August 22, 2001

Exposure of the business services industry to international competition

Kansen voor zakelijke dienstverlening bij internationale marktliberalisering

Press release
International expansion of the business services industry is hampered, often unintended or unnecessarily, by national market regulations.

Reduction of such market barriers may yield welfare gains such as lower prices for client industries, gains in operational efficiency, and positive spillover effects as to technology, knowledge and product quality. The Dutch business services industry is in a good position to benefit from international market liberalisation, because it is already accustomed to a large degree of foreign competition in its home market.

These findings emerge from the CPB Document 'Exposure of the business services industry to international competition', to be released today.

The business services industry is one of the fastest growing industries in the Netherlands. The sector is composed of branches as different as software houses, accountants, engineering consultants and industrial cleaning firms. The business services industry increasingly operates beyond national borders. Large firms expand primarily through setting up foreign subsidiaries, while medium-sized firms depend more on exports. Small specialist firms operating in international niche markets also use exports as the preferred form of internationalisation. In their home markets, large business services companies tend to be more exposed than other firms to international competition from foreign subsidiaries.

Three factors limit the extent of foreign competition in national markets:

  • First, for technical reasons, not all business services products can be traded internationally. While the ICT revolution makes it possible to send some products electronically, other products really have to be delivered abroad by the provider.

  • A second barrier to foreign competition stems from the importance of business reputations in the market for business services. Since products often are not standardised and prices are difficult to compare, the purchasing decision often builds on hearsay experience from comparable clients. For small and medium-sized firms it is not easy to break through this information barrier in a foreign market.

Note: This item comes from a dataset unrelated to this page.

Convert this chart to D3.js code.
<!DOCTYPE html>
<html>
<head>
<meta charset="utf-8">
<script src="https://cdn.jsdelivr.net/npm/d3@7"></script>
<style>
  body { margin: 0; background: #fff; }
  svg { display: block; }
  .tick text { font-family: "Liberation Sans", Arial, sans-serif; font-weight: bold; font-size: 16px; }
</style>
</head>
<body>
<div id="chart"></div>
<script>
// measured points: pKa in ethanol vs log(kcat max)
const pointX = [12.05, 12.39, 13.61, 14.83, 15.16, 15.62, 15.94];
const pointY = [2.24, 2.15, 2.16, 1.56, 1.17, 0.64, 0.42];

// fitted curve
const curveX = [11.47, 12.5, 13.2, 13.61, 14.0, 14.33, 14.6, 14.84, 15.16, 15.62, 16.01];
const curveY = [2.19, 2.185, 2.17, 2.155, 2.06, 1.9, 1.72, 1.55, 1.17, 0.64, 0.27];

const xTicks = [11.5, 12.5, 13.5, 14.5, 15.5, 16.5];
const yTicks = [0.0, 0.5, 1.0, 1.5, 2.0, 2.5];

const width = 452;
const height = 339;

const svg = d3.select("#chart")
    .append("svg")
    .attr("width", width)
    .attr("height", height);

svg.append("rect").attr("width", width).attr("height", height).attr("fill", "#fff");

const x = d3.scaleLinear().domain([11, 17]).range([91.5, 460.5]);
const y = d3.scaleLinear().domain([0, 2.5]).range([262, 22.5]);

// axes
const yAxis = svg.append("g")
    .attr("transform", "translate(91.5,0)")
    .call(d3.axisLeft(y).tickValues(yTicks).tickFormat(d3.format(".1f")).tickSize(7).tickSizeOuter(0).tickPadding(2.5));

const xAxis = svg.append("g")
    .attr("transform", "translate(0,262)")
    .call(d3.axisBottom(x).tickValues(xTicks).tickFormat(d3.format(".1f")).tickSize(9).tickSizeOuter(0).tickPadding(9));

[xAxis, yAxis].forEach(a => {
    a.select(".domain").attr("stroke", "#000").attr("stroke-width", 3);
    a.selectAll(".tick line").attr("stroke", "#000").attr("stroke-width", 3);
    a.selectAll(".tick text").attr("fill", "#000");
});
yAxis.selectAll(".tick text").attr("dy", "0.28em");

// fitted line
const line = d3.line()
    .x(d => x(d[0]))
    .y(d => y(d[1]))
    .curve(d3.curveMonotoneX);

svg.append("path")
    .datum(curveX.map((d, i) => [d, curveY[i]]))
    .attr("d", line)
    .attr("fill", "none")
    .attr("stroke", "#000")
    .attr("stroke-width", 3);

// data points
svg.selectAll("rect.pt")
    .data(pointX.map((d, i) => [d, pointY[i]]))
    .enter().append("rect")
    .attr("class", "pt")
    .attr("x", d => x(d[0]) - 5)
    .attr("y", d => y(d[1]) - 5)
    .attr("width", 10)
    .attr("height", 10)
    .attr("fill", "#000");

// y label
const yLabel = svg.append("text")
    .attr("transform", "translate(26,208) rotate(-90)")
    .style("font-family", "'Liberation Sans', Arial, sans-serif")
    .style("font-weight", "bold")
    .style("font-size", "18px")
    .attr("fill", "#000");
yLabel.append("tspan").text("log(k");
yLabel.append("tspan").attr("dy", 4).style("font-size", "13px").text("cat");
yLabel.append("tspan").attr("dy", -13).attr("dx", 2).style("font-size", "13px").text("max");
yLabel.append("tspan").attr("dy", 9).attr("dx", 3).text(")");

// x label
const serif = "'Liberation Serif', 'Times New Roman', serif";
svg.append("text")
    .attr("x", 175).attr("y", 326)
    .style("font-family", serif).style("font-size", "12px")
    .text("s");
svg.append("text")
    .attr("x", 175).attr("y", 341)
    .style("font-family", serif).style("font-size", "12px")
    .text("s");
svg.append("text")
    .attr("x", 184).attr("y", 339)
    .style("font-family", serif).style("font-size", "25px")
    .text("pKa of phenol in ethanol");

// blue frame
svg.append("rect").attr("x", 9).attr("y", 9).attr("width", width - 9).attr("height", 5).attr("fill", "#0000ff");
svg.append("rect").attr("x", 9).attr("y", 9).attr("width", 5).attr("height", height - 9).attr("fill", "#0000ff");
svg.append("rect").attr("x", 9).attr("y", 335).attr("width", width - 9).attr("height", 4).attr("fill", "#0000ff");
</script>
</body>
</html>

  • National market regulations form a third limiting factor to foreign competition. This is especially important in the markets for knowledge-intensive professional services like accountancy, legal and tax consultancy, architecture and engineering. Countries still specify many regulations, for example qualification requirements for service suppliers, standards of professional competence, and regulations with regard to competitive conditions. The fact that these regulations differ considerably between countries, acts as a barrier to international competition. Moreover, foreign providers of professional services often are subject to additional requirements, like the need to have a local office, nationality and re-qualification requirements for personnel, and restrictions on foreign ownership. Though often unintended, such regulations effectively hinder foreign imports and the establishment of foreign subsidiaries.

The Netherlands and the United Kingdom tend to have the most open markets for business services imports. Foreign firms meet few obstacles in setting up a local subsidiary. An early exposure to foreign competition has resulted in efficiency and learning-curve effects. Therefore, Dutch firms in business services are in a good position to benefit from future market deregulation and liberalisation in foreign markets.

Read also the accompanying press release.

The theoretic framework offers a micro-foundation for internationalisation decisions by individual firms, in particular the choice between exporting, licensing one's product to an independent foreign supplier, and setting up own production in a foreign subsidiary. The framework accounts allows for the importance of intangible assets in competition process, as is found in many knowledge-intensive branches of the business services (BS) industry. The presence of intangible assets strengthens the urgency of having a local presence in foreign markets. The theory predicts that the exposure of BS industry to foreign competition will increasingly get the form of direct investment instead of imports or licensing agreements. The theoretic framework stood up quite well against the empirical data in the BS industry. The growth of domestic BS markets correlates negatively with the import share in total supply and positively with the share of foreign subsidiaries in domestic supply.

National regulations have a substantial impact on trade and direct investment patterns in the BS industry. Regulatory interventions either operate directly through laws or indirectly, by delegating the regulatory powers to national branch associations. This is particularly important for knowledge-intensive BS branches. Foreign BS suppliers often have to comply with several additional regulations that function as non-tariff barriers to national BS markets. Strong differences exist between countries as to the strictness of market regulations for BS industry. The Dutch and UK markets for business services are among the most liberalised ones.

Large net welfare gains for national economies can be achieved by allowing more competition from foreign BS suppliers: technology and knowledge spillovers from abroad, better services quality, more competition in domestic BS markets, scale-related cost advantages, and cheaper intermediary BS inputs for client industries. Buyer protection for some knowledge-intensive professional business services can be shaped in a more non-discriminatory way than is the case now. On balance, removal of remaining barriers for imports of BS products and foreign subsidiaries is expected to have positive net welfare effects. Dutch BS firms are in a good position to benefit from future deregulation and liberalisation of BS industry in other OECD countries.